Material provided:
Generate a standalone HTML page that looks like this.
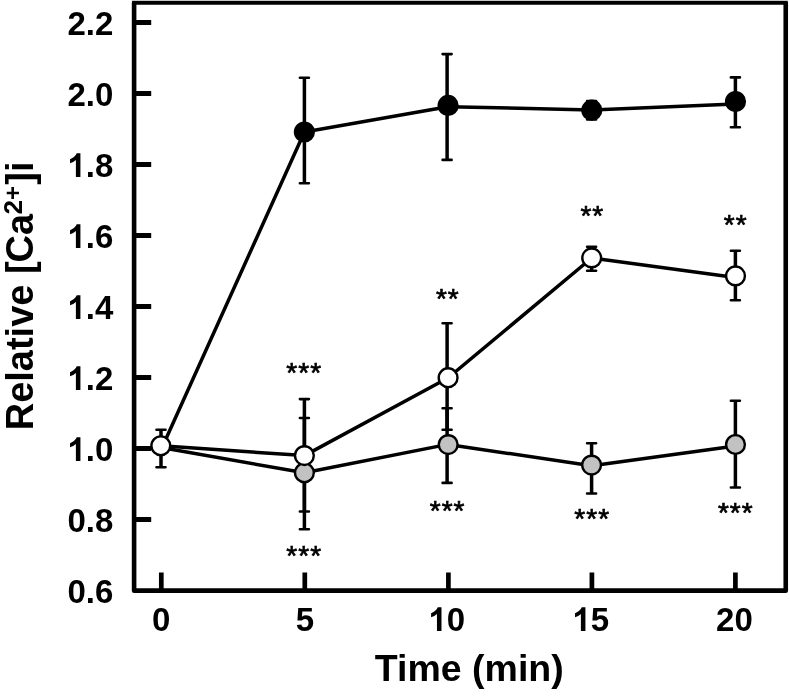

---

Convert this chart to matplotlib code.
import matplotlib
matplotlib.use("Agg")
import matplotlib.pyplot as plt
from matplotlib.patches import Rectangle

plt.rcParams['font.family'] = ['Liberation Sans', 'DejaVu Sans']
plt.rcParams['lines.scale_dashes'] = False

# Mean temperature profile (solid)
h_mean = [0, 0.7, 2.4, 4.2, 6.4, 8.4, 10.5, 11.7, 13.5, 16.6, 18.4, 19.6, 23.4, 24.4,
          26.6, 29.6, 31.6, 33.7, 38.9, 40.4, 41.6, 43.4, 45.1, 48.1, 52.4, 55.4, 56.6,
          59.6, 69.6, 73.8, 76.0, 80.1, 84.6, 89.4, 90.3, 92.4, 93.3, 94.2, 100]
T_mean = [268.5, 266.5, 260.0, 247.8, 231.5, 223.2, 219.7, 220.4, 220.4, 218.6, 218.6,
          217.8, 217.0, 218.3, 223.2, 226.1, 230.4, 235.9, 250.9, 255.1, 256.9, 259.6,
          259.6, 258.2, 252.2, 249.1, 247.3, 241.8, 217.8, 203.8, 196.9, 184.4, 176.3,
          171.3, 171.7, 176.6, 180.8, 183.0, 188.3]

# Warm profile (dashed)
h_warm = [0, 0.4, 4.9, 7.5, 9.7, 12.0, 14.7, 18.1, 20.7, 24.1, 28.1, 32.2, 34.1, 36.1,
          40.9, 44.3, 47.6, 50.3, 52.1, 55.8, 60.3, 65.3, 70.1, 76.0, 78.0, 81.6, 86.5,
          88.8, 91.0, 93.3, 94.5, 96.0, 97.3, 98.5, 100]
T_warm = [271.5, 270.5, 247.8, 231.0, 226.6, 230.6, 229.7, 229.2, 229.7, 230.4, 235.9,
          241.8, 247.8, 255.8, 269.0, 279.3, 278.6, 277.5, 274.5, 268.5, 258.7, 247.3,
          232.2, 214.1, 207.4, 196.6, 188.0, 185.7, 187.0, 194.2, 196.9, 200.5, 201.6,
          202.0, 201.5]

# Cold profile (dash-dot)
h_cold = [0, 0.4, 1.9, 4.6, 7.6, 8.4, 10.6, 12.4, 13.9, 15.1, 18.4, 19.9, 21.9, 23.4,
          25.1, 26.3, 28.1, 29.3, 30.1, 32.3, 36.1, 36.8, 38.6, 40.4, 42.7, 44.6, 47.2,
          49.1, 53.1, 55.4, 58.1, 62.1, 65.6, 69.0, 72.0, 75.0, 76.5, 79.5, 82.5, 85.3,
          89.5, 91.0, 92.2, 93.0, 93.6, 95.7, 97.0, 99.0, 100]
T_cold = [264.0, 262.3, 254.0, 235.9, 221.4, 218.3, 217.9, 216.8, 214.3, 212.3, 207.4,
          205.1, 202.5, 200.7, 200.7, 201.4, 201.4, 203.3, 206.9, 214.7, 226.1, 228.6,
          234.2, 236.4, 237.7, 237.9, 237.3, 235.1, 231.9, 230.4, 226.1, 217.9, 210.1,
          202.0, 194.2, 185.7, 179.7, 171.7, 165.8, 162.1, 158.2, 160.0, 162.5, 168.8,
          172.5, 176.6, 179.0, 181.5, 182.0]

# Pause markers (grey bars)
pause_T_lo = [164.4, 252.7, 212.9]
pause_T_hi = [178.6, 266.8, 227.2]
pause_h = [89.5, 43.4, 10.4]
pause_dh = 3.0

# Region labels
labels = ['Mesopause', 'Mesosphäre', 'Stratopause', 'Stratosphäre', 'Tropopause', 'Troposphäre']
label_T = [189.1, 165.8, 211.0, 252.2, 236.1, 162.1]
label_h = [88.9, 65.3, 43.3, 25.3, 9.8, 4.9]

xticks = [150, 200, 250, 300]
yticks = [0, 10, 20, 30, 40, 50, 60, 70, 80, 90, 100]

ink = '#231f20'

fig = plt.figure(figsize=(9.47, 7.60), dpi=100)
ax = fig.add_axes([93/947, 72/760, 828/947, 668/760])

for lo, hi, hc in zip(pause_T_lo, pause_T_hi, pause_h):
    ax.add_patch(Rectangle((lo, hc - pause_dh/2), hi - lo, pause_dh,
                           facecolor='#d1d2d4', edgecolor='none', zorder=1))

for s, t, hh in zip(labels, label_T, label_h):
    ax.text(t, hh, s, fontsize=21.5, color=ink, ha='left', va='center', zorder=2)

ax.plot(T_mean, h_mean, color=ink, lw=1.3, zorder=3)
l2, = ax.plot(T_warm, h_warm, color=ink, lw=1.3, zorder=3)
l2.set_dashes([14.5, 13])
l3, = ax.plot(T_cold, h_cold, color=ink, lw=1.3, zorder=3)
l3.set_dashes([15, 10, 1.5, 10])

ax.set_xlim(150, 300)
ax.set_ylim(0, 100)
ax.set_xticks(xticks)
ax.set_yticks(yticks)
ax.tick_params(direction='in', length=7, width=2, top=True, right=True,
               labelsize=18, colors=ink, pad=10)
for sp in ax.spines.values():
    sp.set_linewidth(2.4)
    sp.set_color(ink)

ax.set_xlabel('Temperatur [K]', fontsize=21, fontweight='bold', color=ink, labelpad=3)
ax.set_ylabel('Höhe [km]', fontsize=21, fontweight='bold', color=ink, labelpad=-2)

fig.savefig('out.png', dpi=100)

---

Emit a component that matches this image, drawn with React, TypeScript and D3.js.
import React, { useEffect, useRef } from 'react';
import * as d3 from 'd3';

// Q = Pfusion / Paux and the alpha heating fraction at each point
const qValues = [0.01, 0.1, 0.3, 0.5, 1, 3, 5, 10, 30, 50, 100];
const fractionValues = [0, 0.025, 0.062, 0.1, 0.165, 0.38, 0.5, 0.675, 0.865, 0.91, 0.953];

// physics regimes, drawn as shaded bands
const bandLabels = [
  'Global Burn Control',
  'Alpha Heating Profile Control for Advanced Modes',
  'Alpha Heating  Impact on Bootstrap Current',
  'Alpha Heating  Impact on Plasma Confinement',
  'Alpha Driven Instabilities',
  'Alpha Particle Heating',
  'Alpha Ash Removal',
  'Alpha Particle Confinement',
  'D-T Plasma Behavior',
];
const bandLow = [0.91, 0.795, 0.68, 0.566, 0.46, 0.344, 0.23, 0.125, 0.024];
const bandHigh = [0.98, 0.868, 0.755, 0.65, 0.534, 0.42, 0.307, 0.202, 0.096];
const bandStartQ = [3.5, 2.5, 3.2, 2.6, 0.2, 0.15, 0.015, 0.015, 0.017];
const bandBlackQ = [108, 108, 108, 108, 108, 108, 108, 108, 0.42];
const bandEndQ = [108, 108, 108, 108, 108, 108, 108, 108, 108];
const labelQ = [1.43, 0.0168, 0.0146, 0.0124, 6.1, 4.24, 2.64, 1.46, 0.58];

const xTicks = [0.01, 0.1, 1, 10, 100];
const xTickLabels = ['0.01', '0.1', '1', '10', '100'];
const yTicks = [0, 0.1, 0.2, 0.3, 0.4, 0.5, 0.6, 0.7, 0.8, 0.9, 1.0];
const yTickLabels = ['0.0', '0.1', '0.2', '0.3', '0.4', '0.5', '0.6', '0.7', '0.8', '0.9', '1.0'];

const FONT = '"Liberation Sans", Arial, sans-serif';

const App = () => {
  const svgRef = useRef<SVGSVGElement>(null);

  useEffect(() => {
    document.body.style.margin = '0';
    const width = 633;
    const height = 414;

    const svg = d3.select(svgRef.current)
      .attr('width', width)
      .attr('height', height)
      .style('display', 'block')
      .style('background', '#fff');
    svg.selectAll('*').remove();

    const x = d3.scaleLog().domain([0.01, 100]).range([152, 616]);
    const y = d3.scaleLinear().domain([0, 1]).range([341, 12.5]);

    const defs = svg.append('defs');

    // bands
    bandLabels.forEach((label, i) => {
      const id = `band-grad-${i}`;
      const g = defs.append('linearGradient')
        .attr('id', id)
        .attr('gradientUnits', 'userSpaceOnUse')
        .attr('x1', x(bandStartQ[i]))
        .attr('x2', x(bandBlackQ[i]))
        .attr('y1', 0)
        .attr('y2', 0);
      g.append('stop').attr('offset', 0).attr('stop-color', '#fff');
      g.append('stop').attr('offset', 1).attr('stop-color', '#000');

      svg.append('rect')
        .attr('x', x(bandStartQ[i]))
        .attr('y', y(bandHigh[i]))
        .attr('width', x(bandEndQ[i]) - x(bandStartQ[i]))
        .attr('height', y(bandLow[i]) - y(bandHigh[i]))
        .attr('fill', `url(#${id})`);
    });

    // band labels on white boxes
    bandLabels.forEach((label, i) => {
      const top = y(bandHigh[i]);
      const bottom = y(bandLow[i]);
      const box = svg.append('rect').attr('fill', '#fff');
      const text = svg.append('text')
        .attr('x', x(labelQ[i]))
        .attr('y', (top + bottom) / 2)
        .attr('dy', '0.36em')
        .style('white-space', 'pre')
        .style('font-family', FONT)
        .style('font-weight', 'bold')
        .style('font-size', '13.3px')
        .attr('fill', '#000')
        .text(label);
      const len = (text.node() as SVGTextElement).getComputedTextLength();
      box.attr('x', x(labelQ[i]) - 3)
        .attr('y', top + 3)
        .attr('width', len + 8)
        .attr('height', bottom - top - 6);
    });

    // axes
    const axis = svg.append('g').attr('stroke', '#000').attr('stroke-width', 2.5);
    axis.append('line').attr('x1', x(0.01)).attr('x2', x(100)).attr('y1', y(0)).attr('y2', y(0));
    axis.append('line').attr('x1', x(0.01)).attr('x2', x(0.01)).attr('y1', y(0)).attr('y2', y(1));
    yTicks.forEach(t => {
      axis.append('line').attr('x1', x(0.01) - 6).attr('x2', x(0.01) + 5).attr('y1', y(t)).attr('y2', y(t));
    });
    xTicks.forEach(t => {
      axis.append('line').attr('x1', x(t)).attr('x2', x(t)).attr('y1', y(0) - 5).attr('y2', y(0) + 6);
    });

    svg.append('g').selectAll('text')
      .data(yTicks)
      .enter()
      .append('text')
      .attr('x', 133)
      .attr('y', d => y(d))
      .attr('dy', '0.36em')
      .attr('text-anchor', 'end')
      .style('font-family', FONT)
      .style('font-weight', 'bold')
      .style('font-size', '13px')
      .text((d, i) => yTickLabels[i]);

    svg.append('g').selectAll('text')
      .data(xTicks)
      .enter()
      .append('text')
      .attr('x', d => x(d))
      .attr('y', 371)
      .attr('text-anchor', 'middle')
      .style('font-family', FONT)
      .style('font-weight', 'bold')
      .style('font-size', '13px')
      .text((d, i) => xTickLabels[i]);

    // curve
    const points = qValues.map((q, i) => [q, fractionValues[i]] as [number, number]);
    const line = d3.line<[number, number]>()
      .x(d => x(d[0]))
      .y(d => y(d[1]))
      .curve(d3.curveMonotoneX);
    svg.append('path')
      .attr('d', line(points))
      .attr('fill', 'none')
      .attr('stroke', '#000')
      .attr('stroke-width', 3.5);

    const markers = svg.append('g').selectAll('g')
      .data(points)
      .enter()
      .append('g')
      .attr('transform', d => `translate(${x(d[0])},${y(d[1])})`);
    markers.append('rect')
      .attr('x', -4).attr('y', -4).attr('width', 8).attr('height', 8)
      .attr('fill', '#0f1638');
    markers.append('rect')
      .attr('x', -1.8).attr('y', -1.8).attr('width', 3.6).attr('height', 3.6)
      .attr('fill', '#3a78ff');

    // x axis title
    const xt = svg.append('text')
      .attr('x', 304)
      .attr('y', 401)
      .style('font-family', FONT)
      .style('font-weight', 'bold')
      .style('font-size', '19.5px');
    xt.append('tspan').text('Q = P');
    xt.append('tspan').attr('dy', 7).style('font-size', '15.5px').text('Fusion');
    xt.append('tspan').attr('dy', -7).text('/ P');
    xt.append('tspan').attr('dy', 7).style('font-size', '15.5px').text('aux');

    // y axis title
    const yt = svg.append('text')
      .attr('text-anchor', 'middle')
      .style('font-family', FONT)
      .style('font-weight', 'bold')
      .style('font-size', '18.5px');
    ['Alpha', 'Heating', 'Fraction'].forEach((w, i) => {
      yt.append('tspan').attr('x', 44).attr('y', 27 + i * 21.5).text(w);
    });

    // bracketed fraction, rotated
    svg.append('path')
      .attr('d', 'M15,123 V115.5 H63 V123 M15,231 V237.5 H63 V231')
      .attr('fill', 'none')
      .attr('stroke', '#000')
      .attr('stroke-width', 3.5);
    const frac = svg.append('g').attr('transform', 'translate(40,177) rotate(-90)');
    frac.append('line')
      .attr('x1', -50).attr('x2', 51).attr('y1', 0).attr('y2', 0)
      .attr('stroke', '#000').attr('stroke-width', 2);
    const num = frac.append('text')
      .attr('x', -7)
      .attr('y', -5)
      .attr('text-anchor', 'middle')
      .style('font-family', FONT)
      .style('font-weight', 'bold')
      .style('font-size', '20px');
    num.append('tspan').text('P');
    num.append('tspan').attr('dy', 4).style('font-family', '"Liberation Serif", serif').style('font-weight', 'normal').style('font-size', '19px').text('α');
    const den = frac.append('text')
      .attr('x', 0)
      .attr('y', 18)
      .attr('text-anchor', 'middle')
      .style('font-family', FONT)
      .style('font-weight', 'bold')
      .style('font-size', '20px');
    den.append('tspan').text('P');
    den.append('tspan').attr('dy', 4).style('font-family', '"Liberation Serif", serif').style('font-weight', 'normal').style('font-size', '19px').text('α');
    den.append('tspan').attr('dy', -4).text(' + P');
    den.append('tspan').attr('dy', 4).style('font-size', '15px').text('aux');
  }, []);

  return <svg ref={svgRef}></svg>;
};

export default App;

Request: Return only the part of the records above that opens with the line containing "Convert this chart to matplotlib code." and closes with the line containing "171.3, 171.7, 176.6, 180.8, 183.0, 188.3]", ends included.

Completed exercise:
Convert this chart to matplotlib code.
import matplotlib
matplotlib.use("Agg")
import matplotlib.pyplot as plt
from matplotlib.patches import Rectangle

plt.rcParams['font.family'] = ['Liberation Sans', 'DejaVu Sans']
plt.rcParams['lines.scale_dashes'] = False

# Mean temperature profile (solid)
h_mean = [0, 0.7, 2.4, 4.2, 6.4, 8.4, 10.5, 11.7, 13.5, 16.6, 18.4, 19.6, 23.4, 24.4,
          26.6, 29.6, 31.6, 33.7, 38.9, 40.4, 41.6, 43.4, 45.1, 48.1, 52.4, 55.4, 56.6,
          59.6, 69.6, 73.8, 76.0, 80.1, 84.6, 89.4, 90.3, 92.4, 93.3, 94.2, 100]
T_mean = [268.5, 266.5, 260.0, 247.8, 231.5, 223.2, 219.7, 220.4, 220.4, 218.6, 218.6,
          217.8, 217.0, 218.3, 223.2, 226.1, 230.4, 235.9, 250.9, 255.1, 256.9, 259.6,
          259.6, 258.2, 252.2, 249.1, 247.3, 241.8, 217.8, 203.8, 196.9, 184.4, 176.3,
          171.3, 171.7, 176.6, 180.8, 183.0, 188.3]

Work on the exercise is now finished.